アレルギーを「発症させない」未来の治療へ
現在のアレルギー治療は、喘息の吸入器や花粉症の抗ヒスタミン薬など、症状を管理する対症療法が主流だ。しかし、私たちが本当に必要としているのは、アレルギーの発症そのものを防ぐ、根本的な解決策である。
もちろん、すべての家庭に牛小屋を置くわけにはいかない。しかし、科学者たちは、「ファーム・エフェクト」をもたらす特定の微生物や分子を特定することで、アーミッシュの環境が持つ保護効果を再現できると考えている。
例えば、幼少期の子供の免疫システムを「訓練」するための、プロバイオティクスや点鼻スプレー、さらにはホコリ由来の治療薬といった、未来の予防法を開発できるかもしれないのだ。
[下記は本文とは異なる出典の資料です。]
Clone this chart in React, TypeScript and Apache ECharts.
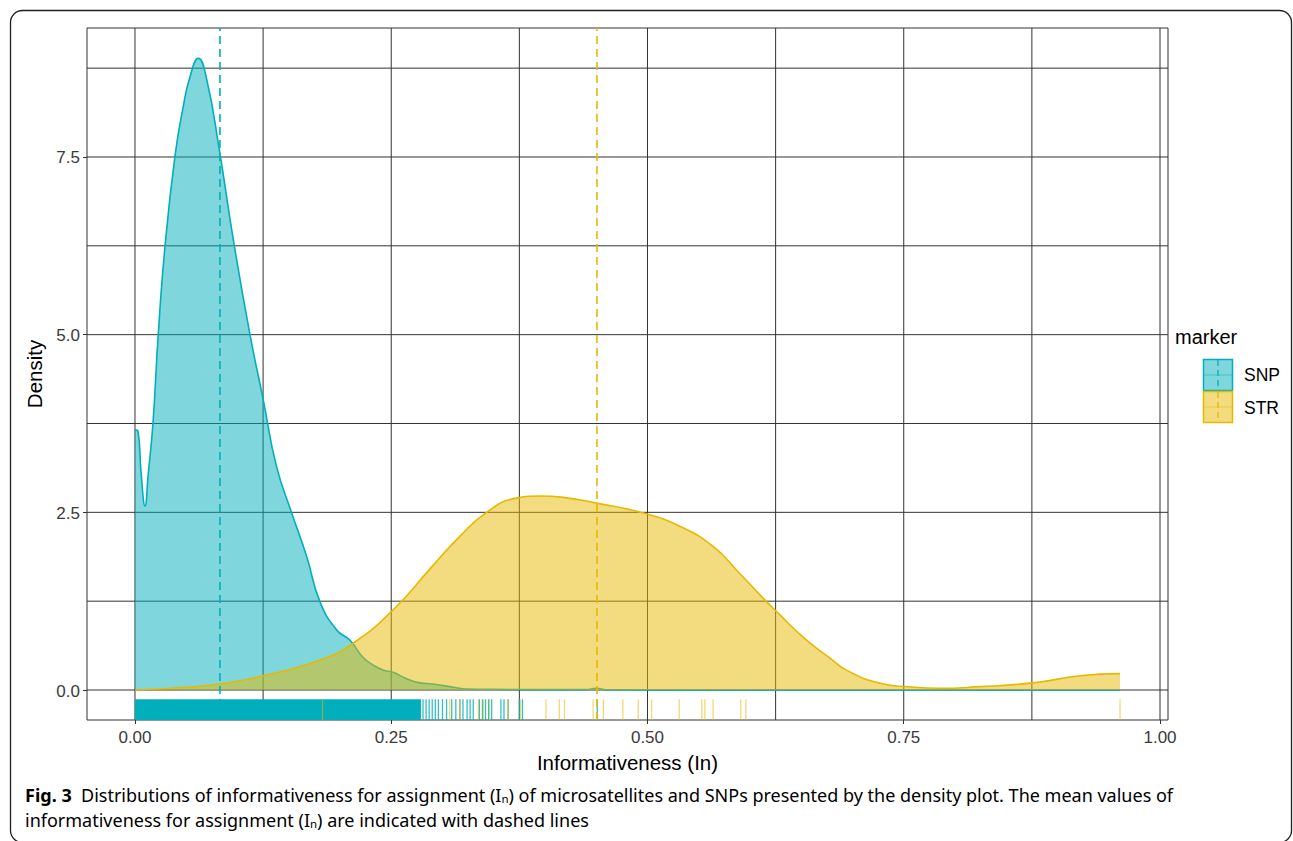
import React, { useEffect, useRef } from "react";
import * as echarts from "echarts";

// ---- data ----
const markers = ["SNP", "STR"];
const xTickValues = [0, 0.25, 0.5, 0.75, 1.0];
const yTickValues = [0, 2.5, 5.0, 7.5];
const xGridValues = [0, 0.125, 0.25, 0.375, 0.5, 0.625, 0.75, 0.875, 1.0];
const yGridValues = [0, 1.25, 2.5, 3.75, 5.0, 6.25, 7.5, 8.75];

const snpX = [0, 0.003, 0.006, 0.0098, 0.013, 0.0176, 0.0227, 0.0293, 0.039, 0.0471, 0.0537, 0.0618, 0.07, 0.0822, 0.0959, 0.1122, 0.1252, 0.138, 0.1529, 0.1675, 0.1805, 0.1968, 0.2098, 0.2224, 0.2325, 0.242, 0.2517, 0.2634, 0.278, 0.2907, 0.31, 0.325, 0.35, 0.4, 0.44, 0.45, 0.46, 0.55, 0.961];
const snpDensity = [3.66, 3.64, 3.05, 2.59, 3.05, 3.76, 5.0, 6.24, 7.51, 8.21, 8.63, 8.89, 8.59, 7.61, 6.34, 5.0, 4.08, 3.15, 2.49, 1.88, 1.24, 0.845, 0.7, 0.46, 0.35, 0.28, 0.25, 0.17, 0.1, 0.085, 0.04, 0.015, 0.01, 0.005, 0.005, 0.025, 0.003, 0.0, 0.0];

const strX = [0, 0.034, 0.083, 0.125, 0.18, 0.213, 0.252, 0.29, 0.3155, 0.343, 0.372, 0.395, 0.418, 0.45, 0.496, 0.532, 0.564, 0.59, 0.613, 0.629, 0.646, 0.662, 0.678, 0.694, 0.727, 0.755, 0.785, 0.824, 0.876, 0.922, 0.961];
const strDensity = [0.0, 0.024, 0.085, 0.2, 0.42, 0.66, 1.13, 1.74, 2.14, 2.5, 2.7, 2.73, 2.71, 2.63, 2.49, 2.3, 2.02, 1.64, 1.29, 1.06, 0.82, 0.62, 0.45, 0.28, 0.094, 0.045, 0.024, 0.047, 0.1, 0.2, 0.23];

const snpMean = 0.0829;
const strMean = 0.4507;

const snpRugBlock = [0, 0.279];
const snpRugTicks = [0.281, 0.284, 0.287, 0.29, 0.293, 0.296, 0.3, 0.304, 0.309, 0.313, 0.317, 0.32, 0.324, 0.327, 0.33, 0.336, 0.339, 0.342, 0.345, 0.348, 0.357, 0.36, 0.364, 0.375, 0.378, 0.451];
const strRugTicks = [0.183, 0.307, 0.317, 0.335, 0.34, 0.346, 0.364, 0.376, 0.401, 0.414, 0.419, 0.447, 0.457, 0.476, 0.491, 0.504, 0.531, 0.553, 0.556, 0.564, 0.591, 0.596, 0.961];

const X_MIN = -0.0468;
const X_MAX = 1.0078;
const Y_MIN = -0.422;
const Y_MAX = 9.315;

const TEAL = "#00AFBB";
const GOLD = "#E7B800";
const TEAL_FILL = "rgba(0,175,187,0.5)";
const GOLD_FILL = "rgba(231,184,0,0.5)";
const GRID_COLOR = "#333333";
const FONT = "'Liberation Sans', Arial, Helvetica, sans-serif";
const CAP_FONT = "'Noto Sans', sans-serif";

const rugTop = Y_MIN + 0.03 * (Y_MAX - Y_MIN);

export default function App() {
  const ref = useRef<HTMLDivElement>(null);

  useEffect(() => {
    if (!ref.current) return;
    const chart = echarts.init(ref.current, null, { renderer: "svg" });

    const vLine = (color: string, width: number, dash?: number[]) => (params: any, api: any) => {
      const x = api.value(0);
      const p0 = api.coord([x, Y_MIN]);
      const p1 = api.coord([x, Y_MAX]);
      return {
        type: "line",
        shape: { x1: p0[0], y1: p0[1], x2: p1[0], y2: p1[1] },
        style: { stroke: color, lineWidth: width, lineDash: dash },
      };
    };
    const hLine = (params: any, api: any) => {
      const y = api.value(1);
      const p0 = api.coord([X_MIN, y]);
      const p1 = api.coord([X_MAX, y]);
      return {
        type: "line",
        shape: { x1: p0[0], y1: p0[1], x2: p1[0], y2: p1[1] },
        style: { stroke: GRID_COLOR, lineWidth: 1 },
      };
    };
    const rugTick = (color: string, opacity: number) => (params: any, api: any) => {
      const x = api.value(0);
      const p0 = api.coord([x, Y_MIN]);
      const p1 = api.coord([x, rugTop]);
      return {
        type: "line",
        shape: { x1: p0[0], y1: p0[1], x2: p1[0], y2: p1[1] },
        style: { stroke: color, lineWidth: 1.3, opacity },
      };
    };
    const rugBlock = (params: any, api: any) => {
      const a = api.coord([api.value(0), rugTop]);
      const b = api.coord([api.value(1), Y_MIN]);
      return {
        type: "rect",
        shape: { x: a[0], y: a[1], width: b[0] - a[0], height: b[1] - a[1] },
        style: { fill: TEAL },
      };
    };
    const xLabel = (params: any, api: any) => {
      const v = api.value(0);
      const p = api.coord([v, Y_MIN]);
      return {
        type: "text",
        x: p[0],
        y: p[1] + 9,
        style: { text: v.toFixed(2), fontFamily: FONT, fontSize: 17, fill: "#3a3a3a", align: "center", verticalAlign: "top" },
      };
    };
    const yLabel = (params: any, api: any) => {
      const v = api.value(1);
      const p = api.coord([X_MIN, v]);
      return {
        type: "text",
        x: p[0] - 7,
        y: p[1] + 1,
        style: { text: v.toFixed(1), fontFamily: FONT, fontSize: 17, fill: "#3a3a3a", align: "right", verticalAlign: "middle" },
      };
    };

    const captionRich = {
      b: { fontFamily: CAP_FONT, fontWeight: "bold", fontSize: 18, color: "#231f20", lineHeight: 22, verticalAlign: "bottom" },
      t: { fontFamily: CAP_FONT, fontSize: 18, color: "#231f20", lineHeight: 22, verticalAlign: "bottom" },
      s: { fontFamily: CAP_FONT, fontSize: 11.5, color: "#231f20", lineHeight: 18, verticalAlign: "bottom" },
    };

    const legendKey = (y: number, fill: string, stroke: string) => ({
      type: "group",
      children: [
        { type: "rect", shape: { x: 1203.5, y: y + 0.5, width: 29, height: 31 }, style: { fill, stroke, lineWidth: 1.5 } },
        { type: "line", shape: { x1: 1204, y1: y + 16, x2: 1232, y2: y + 16 }, style: { stroke, lineWidth: 1, opacity: 0.5 } },
        { type: "line", shape: { x1: 1218, y1: y + 1, x2: 1218, y2: y + 31 }, style: { stroke, lineWidth: 1.3, lineDash: [6, 4] } },
      ],
    });

    chart.setOption({
      animation: false,
      backgroundColor: "#ffffff",
      grid: {
        left: 87,
        top: 28,
        width: 1081,
        height: 692,
        show: true,
        backgroundColor: "#ffffff",
        borderColor: GRID_COLOR,
        borderWidth: 1,
      },
      xAxis: {
        type: "value",
        min: X_MIN,
        max: X_MAX,
        name: "Informativeness (In)",
        nameLocation: "middle",
        nameGap: 32,
        nameTextStyle: { fontFamily: FONT, fontSize: 20.5, color: "#000" },
        axisLine: { show: false, onZero: false },
        splitLine: { show: false },
        axisTick: { show: true, length: 4, customValues: xTickValues, lineStyle: { color: GRID_COLOR, width: 1 } },
        axisLabel: { show: false },
      },
      yAxis: {
        type: "value",
        min: Y_MIN,
        max: Y_MAX,
        name: "Density",
        nameLocation: "middle",
        nameGap: 42,
        nameRotate: 90,
        nameTextStyle: { fontFamily: FONT, fontSize: 20.5, color: "#000" },
        axisLine: { show: false, onZero: false },
        splitLine: { show: false },
        axisTick: { show: true, length: 4, customValues: yTickValues, lineStyle: { color: GRID_COLOR, width: 1 } },
        axisLabel: { show: false },
      },
      series: [
        { type: "custom", name: "gridx", z: 1, silent: true, data: xGridValues.map((v) => [v, 0]), encode: { x: 0, y: 1 }, renderItem: vLine(GRID_COLOR, 1) },
        { type: "custom", name: "gridy", z: 1, silent: true, data: yGridValues.map((v) => [0, v]), encode: { x: 0, y: 1 }, renderItem: hLine },
        {
          type: "line",
          name: markers[0],
          z: 2,
          data: snpX.map((x, i) => [x, snpDensity[i]]),
          symbol: "none",
          smooth: 0.5,
          lineStyle: { color: TEAL, width: 1.6 },
          areaStyle: { color: TEAL_FILL, opacity: 1 },
          itemStyle: { color: TEAL },
        },
        {
          type: "line",
          name: markers[1],
          z: 3,
          data: strX.map((x, i) => [x, strDensity[i]]),
          symbol: "none",
          smooth: 0.5,
          lineStyle: { color: GOLD, width: 1.6 },
          areaStyle: { color: GOLD_FILL, opacity: 1 },
          itemStyle: { color: GOLD },
        },
        { type: "custom", name: "snpRugBlock", z: 4, silent: true, data: [snpRugBlock], encode: { x: [0, 1] }, renderItem: rugBlock },
        { type: "custom", name: "snpRug", z: 4, silent: true, data: snpRugTicks.map((v) => [v, 0]), encode: { x: 0, y: 1 }, renderItem: rugTick(TEAL, 0.8) },
        { type: "custom", name: "strRug", z: 5, silent: true, data: strRugTicks.map((v) => [v, 0]), encode: { x: 0, y: 1 }, renderItem: rugTick(GOLD, 0.55) },
        { type: "custom", name: "snpMean", z: 6, silent: true, data: [[snpMean, 0]], encode: { x: 0, y: 1 }, renderItem: vLine(TEAL, 1.6, [8, 5]) },
        { type: "custom", name: "strMean", z: 6, silent: true, data: [[strMean, 0]], encode: { x: 0, y: 1 }, renderItem: vLine(GOLD, 1.6, [8, 5]) },
        { type: "custom", name: "xLabels", z: 6, silent: true, clip: false, data: xTickValues.map((v) => [v, 0]), encode: { x: 0, y: 1 }, renderItem: xLabel },
        { type: "custom", name: "yLabels", z: 6, silent: true, clip: false, data: yTickValues.map((v) => [0, v]), encode: { x: 0, y: 1 }, renderItem: yLabel },
      ],
      graphic: [
        {
          type: "rect",
          silent: true,
          z: 100,
          shape: { x: 10.5, y: 10.5, width: 1281, height: 832, r: 12 },
          style: { fill: "none", stroke: "#231f20", lineWidth: 1.3 },
        },
        {
          type: "text",
          left: 1175,
          top: 327,
          style: { text: "marker", fontFamily: FONT, fontSize: 20, fill: "#000" },
        },
        legendKey(359, TEAL_FILL, TEAL),
        legendKey(391, GOLD_FILL, GOLD),
        { type: "text", left: 1244, top: 366, style: { text: markers[0], fontFamily: FONT, fontSize: 17.5, fill: "#000" } },
        { type: "text", left: 1244, top: 399, style: { text: markers[1], fontFamily: FONT, fontSize: 17.5, fill: "#000" } },
        {
          type: "text",
          left: 25,
          top: 786,
          style: {
            text: "{b|Fig. 3}{t|  Distributions of informativeness for assignment (I}{s|n}{t|) of microsatellites and SNPs presented by the density plot. The mean values of}",
            rich: captionRich,
          },
        },
        {
          type: "text",
          left: 25,
          top: 811,
          style: {
            text: "{t|informativeness for assignment (I}{s|n}{t|) are indicated with dashed lines}",
            rich: captionRich,
          },
        },
      ],
    });

    return () => chart.dispose();
  }, []);

  return (
    <div
      ref={ref}
      style={{ position: "fixed", left: 0, top: 0, width: 1293, height: 841, background: "#fff" }}
    />
  );
}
アリゾナ大学の専門家、ドナータ・ヴェルチェッリ氏は言う。
「すべての家庭に牛をあげることはできないでしょう。しかし、私たちはこれらの伝統的で安定した環境から、どのような物質や曝露が必要なのかを学んでいます。それがわかれば、この方針に沿った予防戦略を立てるのに、何の障害もないはずです」
家畜小屋のホコリという、ありふれたものが何百万人もの子供たちを救うかもしれない。この希望に満ちたアイデアを実現するため、研究者たちは今、どの微生物が最も強い保護効果をもたらすのか、そしてその治療法が安全で使いやすいものであることを確かめるための研究を進めている。
私たちが「清潔」と引き換えに手放してしまったものが、案外、一番の薬だったのかもしれない。